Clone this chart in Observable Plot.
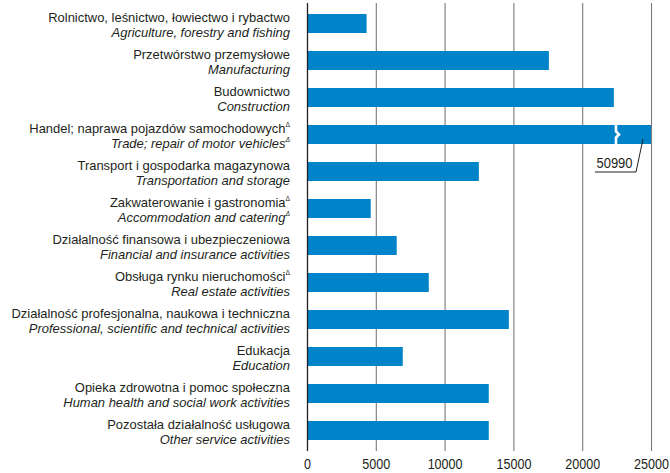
<!DOCTYPE html>
<html><head><meta charset="utf-8">
<script src="https://cdn.jsdelivr.net/npm/d3@7"></script>
<script src="https://cdn.jsdelivr.net/npm/@observablehq/plot@0.6"></script>
<style>body{margin:0;background:#fff}</style>
</head><body><div id="chart"></div>
<script>
const labelsPL = [
  "Rolnictwo, leśnictwo, łowiectwo i rybactwo",
  "Przetwórstwo przemysłowe",
  "Budownictwo",
  "Handel; naprawa pojazdów samochodowych",
  "Transport i gospodarka magazynowa",
  "Zakwaterowanie i gastronomia",
  "Działalność finansowa i ubezpieczeniowa",
  "Obsługa rynku nieruchomości",
  "Działalność profesjonalna, naukowa i techniczna",
  "Edukacja",
  "Opieka zdrowotna i pomoc społeczna",
  "Pozostała działalność usługowa"
];
const labelsEN = [
  "Agriculture, forestry and fishing",
  "Manufacturing",
  "Construction",
  "Trade; repair of motor vehicles",
  "Transportation and storage",
  "Accommodation and catering",
  "Financial and insurance activities",
  "Real estate activities",
  "Professional, scientific and technical activities",
  "Education",
  "Human health and social work activities",
  "Other service activities"
];
const values = [4330, 17580, 22300, 50990, 12490, 4630, 6520, 8850, 14670, 6960, 13210, 13210];
const deltaPL = [false, false, false, true, false, true, false, true, false, false, false, false];
const deltaEN = [false, false, false, true, false, true, false, false, false, false, false, false];
const xTicks = [0, 5000, 10000, 15000, 20000, 25000];
const xMax = 25000;
const brokenIndex = 3;
const brokenLabel = "50990";

function hasFont(name) {
  const c = document.createElement("canvas").getContext("2d");
  const s = "Rolnictwo, leśnictwo 0123456789";
  c.font = "20px monospace"; const a = c.measureText(s).width;
  c.font = `20px '${name}', monospace`; const b = c.measureText(s).width;
  return Math.abs(a - b) > 0.5;
}
const narrow = hasFont("Liberation Sans Narrow") ? "'Liberation Sans Narrow'" :
               hasFont("Arial Narrow") ? "'Arial Narrow'" : null;
const FONT = narrow ? narrow + ", sans-serif" : "'Liberation Sans', Arial, sans-serif";

const data = labelsPL.map((pl, i) => ({pl, en: labelsEN[i], value: values[i]}));
const ink = "#231f20";
const blue = "#0084c9";

const plot = Plot.plot({
  width: 670,
  height: 473,
  marginLeft: 307,
  marginRight: 19,
  marginTop: 3,
  marginBottom: 22,
  style: {fontFamily: FONT, fontSize: "15px", color: ink, background: "#fff"},
  x: {domain: [0, xMax], clamp: true, label: null},
  y: {domain: labelsPL, paddingInner: 0.49, paddingOuter: 0.245, axis: null},
  marks: [
    Plot.ruleX(xTicks.slice(1), {stroke: "#7a7a7a", strokeWidth: 1.1}),
    Plot.barX(data, {x: "value", y: "pl", fill: blue}),
    Plot.ruleX([0], {stroke: ink, strokeWidth: 1.3}),
    Plot.axisX({ticks: xTicks, tickSize: 0, tickPadding: 7, tickFormat: d => String(d), fill: ink, label: null})
  ]
});
document.getElementById("chart").appendChild(plot);

const svg = d3.select(plot);
const xs = plot.scale("x"), ys = plot.scale("y");
const bw = ys.bandwidth;
const x0 = xs.apply(0);
const g = svg.append("g").attr("font-family", FONT).attr("fill", ink);

// measure horizontal scale so that widths match the reference typography
function widthOf(str, size, italic) {
  const t = svg.append("text").attr("font-family", FONT).attr("font-size", size)
    .attr("font-style", italic ? "italic" : null).text(str);
  const w = t.node().getComputedTextLength();
  t.remove();
  return w;
}
const FS = 13.5;
const kLab = 242 / widthOf(labelsPL[0], FS, false);
const kTick = 35 / widthOf("10000", 15, false);

data.forEach((d, i) => {
  const c = ys.apply(d.pl) + bw / 2;
  const lx = x0 - 17;
  const t1 = g.append("text").attr("text-anchor", "end").attr("font-size", FS)
    .attr("transform", `translate(${lx},${c - 1.5}) scale(${kLab},1)`);
  t1.append("tspan").text(d.pl);
  if (deltaPL[i]) t1.append("tspan").attr("font-size", 7).attr("dy", -6).text("Δ");
  const t2 = g.append("text").attr("text-anchor", "end").attr("font-size", FS)
    .attr("font-style", "italic")
    .attr("transform", `translate(${lx},${c + 13}) scale(${kLab},1)`);
  t2.append("tspan").text(d.en);
  if (deltaEN[i]) t2.append("tspan").attr("font-size", 7).attr("dy", -6).text("Δ");
});

svg.selectAll("g[aria-label='x-axis tick label'] text").each(function() {
  const t = d3.select(this);
  t.attr("transform", (t.attr("transform") || "") + ` scale(${kTick},1)`);
});

// break mark + callout for the truncated bar
{
  const d = data[brokenIndex];
  const top = ys.apply(d.pl), c = top + bw / 2, bot = top + bw;
  const xe = xs.apply(xMax);
  const bx = xe - 35;
  svg.append("path")
    .attr("d", `M${bx},${top - 1} L${bx},${c - 3} L${bx + 3},${c} L${bx},${c + 3} L${bx},${bot + 1}`)
    .attr("fill", "none").attr("stroke", "#fff").attr("stroke-width", 2.6);
  svg.append("path")
    .attr("d", `M${xe - 56},${c + 37.5} L${xe - 15},${c + 37.5} L${xe - 8},${c + 4.5}`)
    .attr("fill", "none").attr("stroke", ink).attr("stroke-width", 1);
  svg.append("text").attr("font-family", FONT).attr("font-size", 15.5).attr("fill", ink)
    .attr("text-anchor", "middle")
    .attr("transform", `translate(${xe - 36.5},${c + 33.5}) scale(${kTick},1)`)
    .text(brokenLabel);
}
</script>
</body></html>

* _BRIEF_
Using the data above, write out every line exactly, leaving the images behind.

* _ANSWER TO THE EXERCISE_
Clone this chart in Observable Plot.
<!DOCTYPE html>
<html><head><meta charset="utf-8">
<script src="https://cdn.jsdelivr.net/npm/d3@7"></script>
<script src="https://cdn.jsdelivr.net/npm/@observablehq/plot@0.6"></script>
<style>body{margin:0;background:#fff}</style>
</head><body><div id="chart"></div>
<script>
const labelsPL = [
  "Rolnictwo, leśnictwo, łowiectwo i rybactwo",
  "Przetwórstwo przemysłowe",
  "Budownictwo",
  "Handel; naprawa pojazdów samochodowych",
  "Transport i gospodarka magazynowa",
  "Zakwaterowanie i gastronomia",
  "Działalność finansowa i ubezpieczeniowa",
  "Obsługa rynku nieruchomości",
  "Działalność profesjonalna, naukowa i techniczna",
  "Edukacja",
  "Opieka zdrowotna i pomoc społeczna",
  "Pozostała działalność usługowa"
];
const labelsEN = [
  "Agriculture, forestry and fishing",
  "Manufacturing",
  "Construction",
  "Trade; repair of motor vehicles",
  "Transportation and storage",
  "Accommodation and catering",
  "Financial and insurance activities",
  "Real estate activities",
  "Professional, scientific and technical activities",
  "Education",
  "Human health and social work activities",
  "Other service activities"
];
const values = [4330, 17580, 22300, 50990, 12490, 4630, 6520, 8850, 14670, 6960, 13210, 13210];
const deltaPL = [false, false, false, true, false, true, false, true, false, false, false, false];
const deltaEN = [false, false, false, true, false, true, false, false, false, false, false, false];
const xTicks = [0, 5000, 10000, 15000, 20000, 25000];
const xMax = 25000;
const brokenIndex = 3;
const brokenLabel = "50990";

function hasFont(name) {
  const c = document.createElement("canvas").getContext("2d");
  const s = "Rolnictwo, leśnictwo 0123456789";
  c.font = "20px monospace"; const a = c.measureText(s).width;
  c.font = `20px '${name}', monospace`; const b = c.measureText(s).width;
  return Math.abs(a - b) > 0.5;
}
const narrow = hasFont("Liberation Sans Narrow") ? "'Liberation Sans Narrow'" :
               hasFont("Arial Narrow") ? "'Arial Narrow'" : null;
const FONT = narrow ? narrow + ", sans-serif" : "'Liberation Sans', Arial, sans-serif";

const data = labelsPL.map((pl, i) => ({pl, en: labelsEN[i], value: values[i]}));
const ink = "#231f20";
const blue = "#0084c9";

const plot = Plot.plot({
  width: 670,
  height: 473,
  marginLeft: 307,
  marginRight: 19,
  marginTop: 3,
  marginBottom: 22,
  style: {fontFamily: FONT, fontSize: "15px", color: ink, background: "#fff"},
  x: {domain: [0, xMax], clamp: true, label: null},
  y: {domain: labelsPL, paddingInner: 0.49, paddingOuter: 0.245, axis: null},
  marks: [
    Plot.ruleX(xTicks.slice(1), {stroke: "#7a7a7a", strokeWidth: 1.1}),
    Plot.barX(data, {x: "value", y: "pl", fill: blue}),
    Plot.ruleX([0], {stroke: ink, strokeWidth: 1.3}),
    Plot.axisX({ticks: xTicks, tickSize: 0, tickPadding: 7, tickFormat: d => String(d), fill: ink, label: null})
  ]
});
document.getElementById("chart").appendChild(plot);

const svg = d3.select(plot);
const xs = plot.scale("x"), ys = plot.scale("y");
const bw = ys.bandwidth;
const x0 = xs.apply(0);
const g = svg.append("g").attr("font-family", FONT).attr("fill", ink);

// measure horizontal scale so that widths match the reference typography
function widthOf(str, size, italic) {
  const t = svg.append("text").attr("font-family", FONT).attr("font-size", size)
    .attr("font-style", italic ? "italic" : null).text(str);
  const w = t.node().getComputedTextLength();
  t.remove();
  return w;
}
const FS = 13.5;
const kLab = 242 / widthOf(labelsPL[0], FS, false);
const kTick = 35 / widthOf("10000", 15, false);

data.forEach((d, i) => {
  const c = ys.apply(d.pl) + bw / 2;
  const lx = x0 - 17;
  const t1 = g.append("text").attr("text-anchor", "end").attr("font-size", FS)
    .attr("transform", `translate(${lx},${c - 1.5}) scale(${kLab},1)`);
  t1.append("tspan").text(d.pl);
  if (deltaPL[i]) t1.append("tspan").attr("font-size", 7).attr("dy", -6).text("Δ");
  const t2 = g.append("text").attr("text-anchor", "end").attr("font-size", FS)
    .attr("font-style", "italic")
    .attr("transform", `translate(${lx},${c + 13}) scale(${kLab},1)`);
  t2.append("tspan").text(d.en);
  if (deltaEN[i]) t2.append("tspan").attr("font-size", 7).attr("dy", -6).text("Δ");
});

svg.selectAll("g[aria-label='x-axis tick label'] text").each(function() {
  const t = d3.select(this);
  t.attr("transform", (t.attr("transform") || "") + ` scale(${kTick},1)`);
});

// break mark + callout for the truncated bar
{
  const d = data[brokenIndex];
  const top = ys.apply(d.pl), c = top + bw / 2, bot = top + bw;
  const xe = xs.apply(xMax);
  const bx = xe - 35;
  svg.append("path")
    .attr("d", `M${bx},${top - 1} L${bx},${c - 3} L${bx + 3},${c} L${bx},${c + 3} L${bx},${bot + 1}`)
    .attr("fill", "none").attr("stroke", "#fff").attr("stroke-width", 2.6);
  svg.append("path")
    .attr("d", `M${xe - 56},${c + 37.5} L${xe - 15},${c + 37.5} L${xe - 8},${c + 4.5}`)
    .attr("fill", "none").attr("stroke", ink).attr("stroke-width", 1);
  svg.append("text").attr("font-family", FONT).attr("font-size", 15.5).attr("fill", ink)
    .attr("text-anchor", "middle")
    .attr("transform", `translate(${xe - 36.5},${c + 33.5}) scale(${kTick},1)`)
    .text(brokenLabel);
}
</script>
</body></html>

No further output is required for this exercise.